**Required work**
Your task is to reproduce, verbatim and without pictures, the lines from the opening of the listing through the line containing "52, 54, 49];".

__________

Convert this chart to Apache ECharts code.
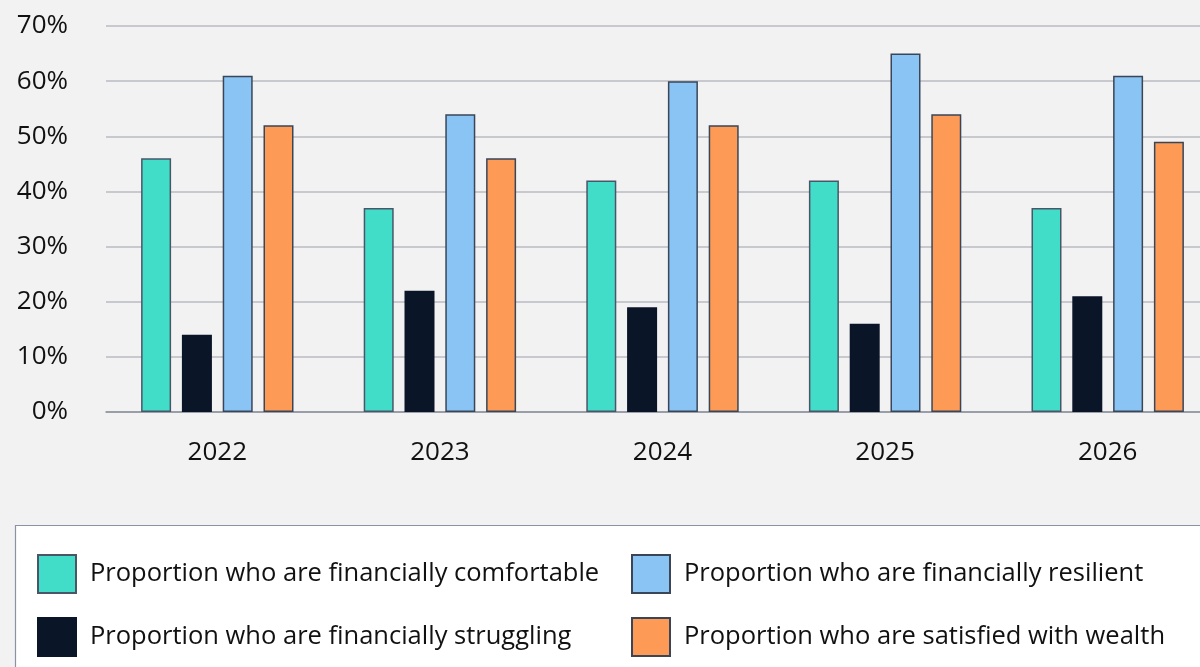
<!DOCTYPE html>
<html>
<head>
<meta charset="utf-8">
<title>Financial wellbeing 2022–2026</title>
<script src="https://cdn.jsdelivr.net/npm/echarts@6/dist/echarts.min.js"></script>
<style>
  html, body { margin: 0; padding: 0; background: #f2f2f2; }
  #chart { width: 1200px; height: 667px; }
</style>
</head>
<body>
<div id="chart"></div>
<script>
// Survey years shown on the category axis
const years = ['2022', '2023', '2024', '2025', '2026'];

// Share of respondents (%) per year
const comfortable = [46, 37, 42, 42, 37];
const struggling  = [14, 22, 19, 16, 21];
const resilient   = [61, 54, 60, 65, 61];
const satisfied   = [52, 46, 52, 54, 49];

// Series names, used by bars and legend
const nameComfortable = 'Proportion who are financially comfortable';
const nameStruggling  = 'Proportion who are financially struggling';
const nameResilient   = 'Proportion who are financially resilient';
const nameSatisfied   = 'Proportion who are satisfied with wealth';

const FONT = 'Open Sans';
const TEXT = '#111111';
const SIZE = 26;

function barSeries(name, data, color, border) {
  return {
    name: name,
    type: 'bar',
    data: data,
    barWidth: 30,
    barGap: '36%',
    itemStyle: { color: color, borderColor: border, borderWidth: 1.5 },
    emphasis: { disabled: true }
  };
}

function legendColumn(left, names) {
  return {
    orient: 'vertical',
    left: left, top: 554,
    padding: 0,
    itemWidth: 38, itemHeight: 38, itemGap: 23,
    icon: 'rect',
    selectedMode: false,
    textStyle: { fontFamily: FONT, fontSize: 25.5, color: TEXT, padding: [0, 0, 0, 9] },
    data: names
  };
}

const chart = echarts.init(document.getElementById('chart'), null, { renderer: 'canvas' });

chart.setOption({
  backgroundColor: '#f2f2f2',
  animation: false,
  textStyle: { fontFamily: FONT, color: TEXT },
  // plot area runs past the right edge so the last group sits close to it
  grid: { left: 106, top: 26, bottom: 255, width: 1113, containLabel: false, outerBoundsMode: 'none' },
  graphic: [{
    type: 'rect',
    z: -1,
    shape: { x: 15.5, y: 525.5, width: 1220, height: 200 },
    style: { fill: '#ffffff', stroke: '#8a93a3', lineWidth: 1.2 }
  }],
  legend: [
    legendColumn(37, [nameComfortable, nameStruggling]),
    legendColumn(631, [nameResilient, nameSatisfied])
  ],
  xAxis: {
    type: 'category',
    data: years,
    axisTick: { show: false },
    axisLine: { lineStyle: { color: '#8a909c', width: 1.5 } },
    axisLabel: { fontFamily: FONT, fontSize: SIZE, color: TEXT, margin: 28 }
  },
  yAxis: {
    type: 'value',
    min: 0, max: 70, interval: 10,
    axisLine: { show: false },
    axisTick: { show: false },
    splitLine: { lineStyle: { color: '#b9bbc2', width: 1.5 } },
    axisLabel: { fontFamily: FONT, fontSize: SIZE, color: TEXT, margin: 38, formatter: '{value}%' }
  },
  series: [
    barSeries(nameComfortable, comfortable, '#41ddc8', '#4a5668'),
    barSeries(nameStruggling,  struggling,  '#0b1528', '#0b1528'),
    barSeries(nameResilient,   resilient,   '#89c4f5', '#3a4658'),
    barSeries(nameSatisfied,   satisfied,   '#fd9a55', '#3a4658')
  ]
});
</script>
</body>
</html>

__________

**Final result**
Convert this chart to Apache ECharts code.
<!DOCTYPE html>
<html>
<head>
<meta charset="utf-8">
<title>Financial wellbeing 2022–2026</title>
<script src="https://cdn.jsdelivr.net/npm/echarts@6/dist/echarts.min.js"></script>
<style>
  html, body { margin: 0; padding: 0; background: #f2f2f2; }
  #chart { width: 1200px; height: 667px; }
</style>
</head>
<body>
<div id="chart"></div>
<script>
// Survey years shown on the category axis
const years = ['2022', '2023', '2024', '2025', '2026'];

// Share of respondents (%) per year
const comfortable = [46, 37, 42, 42, 37];
const struggling  = [14, 22, 19, 16, 21];
const resilient   = [61, 54, 60, 65, 61];
const satisfied   = [52, 46, 52, 54, 49];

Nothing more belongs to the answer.